[BEGIN LISTED RECORDS]

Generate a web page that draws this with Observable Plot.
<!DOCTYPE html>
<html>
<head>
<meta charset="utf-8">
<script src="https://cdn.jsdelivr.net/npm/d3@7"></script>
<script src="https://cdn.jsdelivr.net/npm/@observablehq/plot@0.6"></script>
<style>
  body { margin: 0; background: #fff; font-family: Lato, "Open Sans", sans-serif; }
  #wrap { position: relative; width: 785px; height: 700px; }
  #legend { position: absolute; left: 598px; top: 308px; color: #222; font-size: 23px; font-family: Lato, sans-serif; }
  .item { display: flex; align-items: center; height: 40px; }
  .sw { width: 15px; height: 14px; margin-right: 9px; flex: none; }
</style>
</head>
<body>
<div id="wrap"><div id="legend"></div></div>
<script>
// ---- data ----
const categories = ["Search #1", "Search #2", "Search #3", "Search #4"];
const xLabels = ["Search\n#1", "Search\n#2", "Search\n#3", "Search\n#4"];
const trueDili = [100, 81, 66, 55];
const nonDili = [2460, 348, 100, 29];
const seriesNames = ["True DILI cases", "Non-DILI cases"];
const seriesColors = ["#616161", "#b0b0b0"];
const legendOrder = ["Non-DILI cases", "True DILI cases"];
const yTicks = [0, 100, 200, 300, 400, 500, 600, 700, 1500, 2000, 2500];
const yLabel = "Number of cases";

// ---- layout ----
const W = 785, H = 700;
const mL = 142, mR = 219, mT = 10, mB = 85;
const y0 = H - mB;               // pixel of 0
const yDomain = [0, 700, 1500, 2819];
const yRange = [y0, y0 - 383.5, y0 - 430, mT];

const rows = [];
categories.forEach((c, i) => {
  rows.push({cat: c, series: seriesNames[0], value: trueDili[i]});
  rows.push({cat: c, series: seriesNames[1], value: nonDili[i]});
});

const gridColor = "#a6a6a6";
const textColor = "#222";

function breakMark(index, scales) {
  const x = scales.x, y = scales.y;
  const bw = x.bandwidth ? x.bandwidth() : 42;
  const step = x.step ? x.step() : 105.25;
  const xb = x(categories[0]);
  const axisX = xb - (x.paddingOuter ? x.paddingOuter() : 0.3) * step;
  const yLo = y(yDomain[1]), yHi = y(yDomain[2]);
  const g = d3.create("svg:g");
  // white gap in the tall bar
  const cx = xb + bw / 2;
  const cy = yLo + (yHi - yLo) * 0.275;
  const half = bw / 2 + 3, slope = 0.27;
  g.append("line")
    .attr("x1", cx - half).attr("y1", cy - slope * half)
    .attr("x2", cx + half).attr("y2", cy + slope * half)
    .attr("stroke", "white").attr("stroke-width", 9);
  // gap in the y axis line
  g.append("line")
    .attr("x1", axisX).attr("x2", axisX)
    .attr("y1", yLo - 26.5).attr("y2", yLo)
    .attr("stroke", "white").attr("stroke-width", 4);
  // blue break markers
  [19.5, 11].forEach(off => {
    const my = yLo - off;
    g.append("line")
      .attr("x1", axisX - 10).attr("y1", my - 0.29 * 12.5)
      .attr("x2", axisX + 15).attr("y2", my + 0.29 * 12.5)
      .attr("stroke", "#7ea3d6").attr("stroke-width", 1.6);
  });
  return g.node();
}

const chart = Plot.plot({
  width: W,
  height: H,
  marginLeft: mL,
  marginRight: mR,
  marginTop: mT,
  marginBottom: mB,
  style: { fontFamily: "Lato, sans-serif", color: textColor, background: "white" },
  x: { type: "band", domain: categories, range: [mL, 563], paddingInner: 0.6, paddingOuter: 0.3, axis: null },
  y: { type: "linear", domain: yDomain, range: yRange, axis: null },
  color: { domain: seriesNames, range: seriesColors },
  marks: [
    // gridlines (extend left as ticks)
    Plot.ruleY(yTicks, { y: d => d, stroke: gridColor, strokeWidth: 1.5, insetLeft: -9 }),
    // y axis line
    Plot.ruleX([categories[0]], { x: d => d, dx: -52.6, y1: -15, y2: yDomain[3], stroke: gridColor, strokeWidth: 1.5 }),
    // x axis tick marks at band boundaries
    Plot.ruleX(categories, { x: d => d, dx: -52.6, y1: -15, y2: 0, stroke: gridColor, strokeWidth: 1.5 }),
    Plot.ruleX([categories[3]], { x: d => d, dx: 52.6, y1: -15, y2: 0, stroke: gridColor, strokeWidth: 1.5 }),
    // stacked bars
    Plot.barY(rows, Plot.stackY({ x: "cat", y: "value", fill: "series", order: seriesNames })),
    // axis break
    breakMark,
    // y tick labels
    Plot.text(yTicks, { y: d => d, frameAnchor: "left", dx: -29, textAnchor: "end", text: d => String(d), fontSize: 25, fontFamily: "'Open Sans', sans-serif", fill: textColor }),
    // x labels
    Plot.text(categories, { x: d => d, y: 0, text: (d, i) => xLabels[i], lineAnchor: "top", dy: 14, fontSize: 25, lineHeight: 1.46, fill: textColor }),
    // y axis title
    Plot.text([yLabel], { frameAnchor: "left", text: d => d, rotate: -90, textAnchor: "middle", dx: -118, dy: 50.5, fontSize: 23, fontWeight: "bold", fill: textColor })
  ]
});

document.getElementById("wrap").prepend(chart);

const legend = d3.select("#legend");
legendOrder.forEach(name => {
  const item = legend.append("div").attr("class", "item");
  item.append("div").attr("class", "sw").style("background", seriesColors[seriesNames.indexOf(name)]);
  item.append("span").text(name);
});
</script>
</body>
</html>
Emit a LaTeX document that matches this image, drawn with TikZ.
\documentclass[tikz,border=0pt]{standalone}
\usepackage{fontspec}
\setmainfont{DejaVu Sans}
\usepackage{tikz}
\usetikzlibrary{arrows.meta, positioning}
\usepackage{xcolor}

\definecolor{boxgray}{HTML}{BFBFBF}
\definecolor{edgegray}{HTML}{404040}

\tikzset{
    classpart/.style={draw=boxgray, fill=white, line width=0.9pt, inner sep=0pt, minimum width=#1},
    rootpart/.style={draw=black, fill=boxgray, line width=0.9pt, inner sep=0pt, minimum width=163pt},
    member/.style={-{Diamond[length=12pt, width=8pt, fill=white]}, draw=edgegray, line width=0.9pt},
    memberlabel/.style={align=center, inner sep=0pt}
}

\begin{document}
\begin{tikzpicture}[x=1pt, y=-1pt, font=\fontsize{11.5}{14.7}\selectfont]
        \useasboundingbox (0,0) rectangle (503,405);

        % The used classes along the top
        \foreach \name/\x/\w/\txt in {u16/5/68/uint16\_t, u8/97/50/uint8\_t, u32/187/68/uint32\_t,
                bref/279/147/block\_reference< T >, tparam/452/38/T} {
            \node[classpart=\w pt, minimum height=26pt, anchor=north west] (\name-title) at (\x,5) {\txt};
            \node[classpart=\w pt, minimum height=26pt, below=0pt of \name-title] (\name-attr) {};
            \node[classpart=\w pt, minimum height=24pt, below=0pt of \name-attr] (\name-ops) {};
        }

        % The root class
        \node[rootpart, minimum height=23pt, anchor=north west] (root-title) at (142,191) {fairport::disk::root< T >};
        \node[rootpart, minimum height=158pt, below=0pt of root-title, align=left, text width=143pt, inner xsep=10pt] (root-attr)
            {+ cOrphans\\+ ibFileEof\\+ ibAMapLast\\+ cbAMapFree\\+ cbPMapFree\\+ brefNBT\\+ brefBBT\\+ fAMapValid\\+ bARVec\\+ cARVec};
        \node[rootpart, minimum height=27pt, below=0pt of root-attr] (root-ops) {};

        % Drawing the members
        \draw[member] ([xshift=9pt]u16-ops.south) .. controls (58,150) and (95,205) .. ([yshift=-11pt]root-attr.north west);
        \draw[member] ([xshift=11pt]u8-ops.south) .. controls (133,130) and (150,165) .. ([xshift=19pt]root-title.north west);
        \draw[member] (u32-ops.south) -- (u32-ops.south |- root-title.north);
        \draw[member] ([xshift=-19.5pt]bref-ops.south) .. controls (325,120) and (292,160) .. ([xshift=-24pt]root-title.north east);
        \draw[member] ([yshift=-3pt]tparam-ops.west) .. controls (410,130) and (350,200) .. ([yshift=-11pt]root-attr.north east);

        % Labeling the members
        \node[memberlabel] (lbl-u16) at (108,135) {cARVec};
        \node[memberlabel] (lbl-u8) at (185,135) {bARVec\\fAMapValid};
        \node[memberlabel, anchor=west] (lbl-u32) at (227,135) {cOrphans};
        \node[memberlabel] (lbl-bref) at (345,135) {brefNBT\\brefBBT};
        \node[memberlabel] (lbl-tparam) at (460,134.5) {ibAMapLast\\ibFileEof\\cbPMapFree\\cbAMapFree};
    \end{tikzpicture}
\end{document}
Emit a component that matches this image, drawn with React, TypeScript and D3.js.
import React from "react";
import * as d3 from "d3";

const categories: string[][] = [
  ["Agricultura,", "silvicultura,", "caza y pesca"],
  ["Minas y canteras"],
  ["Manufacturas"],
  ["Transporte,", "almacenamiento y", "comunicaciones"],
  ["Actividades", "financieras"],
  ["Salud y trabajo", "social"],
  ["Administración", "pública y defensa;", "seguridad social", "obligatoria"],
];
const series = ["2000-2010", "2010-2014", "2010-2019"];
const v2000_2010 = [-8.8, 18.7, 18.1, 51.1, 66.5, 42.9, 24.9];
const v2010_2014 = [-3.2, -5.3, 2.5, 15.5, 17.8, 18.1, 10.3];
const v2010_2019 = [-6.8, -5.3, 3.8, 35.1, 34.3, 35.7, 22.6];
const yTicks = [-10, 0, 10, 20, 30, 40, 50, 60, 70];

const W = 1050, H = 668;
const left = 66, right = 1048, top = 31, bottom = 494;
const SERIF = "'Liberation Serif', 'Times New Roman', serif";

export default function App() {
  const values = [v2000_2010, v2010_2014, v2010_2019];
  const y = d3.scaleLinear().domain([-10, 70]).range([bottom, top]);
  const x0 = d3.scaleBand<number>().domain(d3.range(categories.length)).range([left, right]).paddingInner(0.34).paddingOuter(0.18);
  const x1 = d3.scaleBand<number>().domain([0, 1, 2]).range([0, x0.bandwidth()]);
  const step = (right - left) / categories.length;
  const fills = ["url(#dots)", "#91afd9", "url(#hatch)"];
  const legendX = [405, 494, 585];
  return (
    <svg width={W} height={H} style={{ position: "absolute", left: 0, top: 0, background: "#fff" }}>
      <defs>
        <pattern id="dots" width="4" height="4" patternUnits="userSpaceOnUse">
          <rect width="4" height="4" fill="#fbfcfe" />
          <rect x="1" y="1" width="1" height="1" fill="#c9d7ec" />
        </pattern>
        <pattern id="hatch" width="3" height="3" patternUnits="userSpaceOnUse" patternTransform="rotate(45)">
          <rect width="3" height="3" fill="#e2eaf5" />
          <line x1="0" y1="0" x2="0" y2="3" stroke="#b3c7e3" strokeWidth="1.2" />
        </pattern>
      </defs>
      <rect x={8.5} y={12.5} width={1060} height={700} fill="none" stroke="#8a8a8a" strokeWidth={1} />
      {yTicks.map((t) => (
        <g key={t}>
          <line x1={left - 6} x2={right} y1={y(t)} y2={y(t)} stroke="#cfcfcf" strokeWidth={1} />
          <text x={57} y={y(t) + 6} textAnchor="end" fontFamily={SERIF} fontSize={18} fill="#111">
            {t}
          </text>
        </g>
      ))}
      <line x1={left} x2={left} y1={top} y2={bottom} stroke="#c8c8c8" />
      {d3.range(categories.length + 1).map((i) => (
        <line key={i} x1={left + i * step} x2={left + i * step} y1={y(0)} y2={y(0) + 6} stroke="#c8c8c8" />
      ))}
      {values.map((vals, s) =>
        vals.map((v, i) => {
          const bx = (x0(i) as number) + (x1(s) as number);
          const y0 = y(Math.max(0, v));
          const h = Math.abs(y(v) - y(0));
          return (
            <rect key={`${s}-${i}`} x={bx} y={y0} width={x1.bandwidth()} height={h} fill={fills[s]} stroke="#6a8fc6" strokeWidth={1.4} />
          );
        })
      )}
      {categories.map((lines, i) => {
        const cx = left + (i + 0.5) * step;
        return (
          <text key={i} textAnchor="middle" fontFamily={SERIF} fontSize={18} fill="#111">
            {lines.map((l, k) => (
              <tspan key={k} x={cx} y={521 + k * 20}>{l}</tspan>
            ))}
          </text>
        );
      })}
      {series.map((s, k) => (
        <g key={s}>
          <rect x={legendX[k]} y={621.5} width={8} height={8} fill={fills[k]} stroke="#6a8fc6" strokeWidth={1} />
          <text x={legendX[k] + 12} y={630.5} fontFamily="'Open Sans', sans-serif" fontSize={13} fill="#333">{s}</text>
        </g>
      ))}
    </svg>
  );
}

[END LISTED RECORDS]

Only the lines from the one bearing "Emit a LaTeX" through the one bearing "(0,0) rectangle (503,405);" should be repeated, exactly as given.

* _FULL ANSWER_:
Emit a LaTeX document that matches this image, drawn with TikZ.
\documentclass[tikz,border=0pt]{standalone}
\usepackage{fontspec}
\setmainfont{DejaVu Sans}
\usepackage{tikz}
\usetikzlibrary{arrows.meta, positioning}
\usepackage{xcolor}

\definecolor{boxgray}{HTML}{BFBFBF}
\definecolor{edgegray}{HTML}{404040}

\tikzset{
    classpart/.style={draw=boxgray, fill=white, line width=0.9pt, inner sep=0pt, minimum width=#1},
    rootpart/.style={draw=black, fill=boxgray, line width=0.9pt, inner sep=0pt, minimum width=163pt},
    member/.style={-{Diamond[length=12pt, width=8pt, fill=white]}, draw=edgegray, line width=0.9pt},
    memberlabel/.style={align=center, inner sep=0pt}
}

\begin{document}
\begin{tikzpicture}[x=1pt, y=-1pt, font=\fontsize{11.5}{14.7}\selectfont]
        \useasboundingbox (0,0) rectangle (503,405);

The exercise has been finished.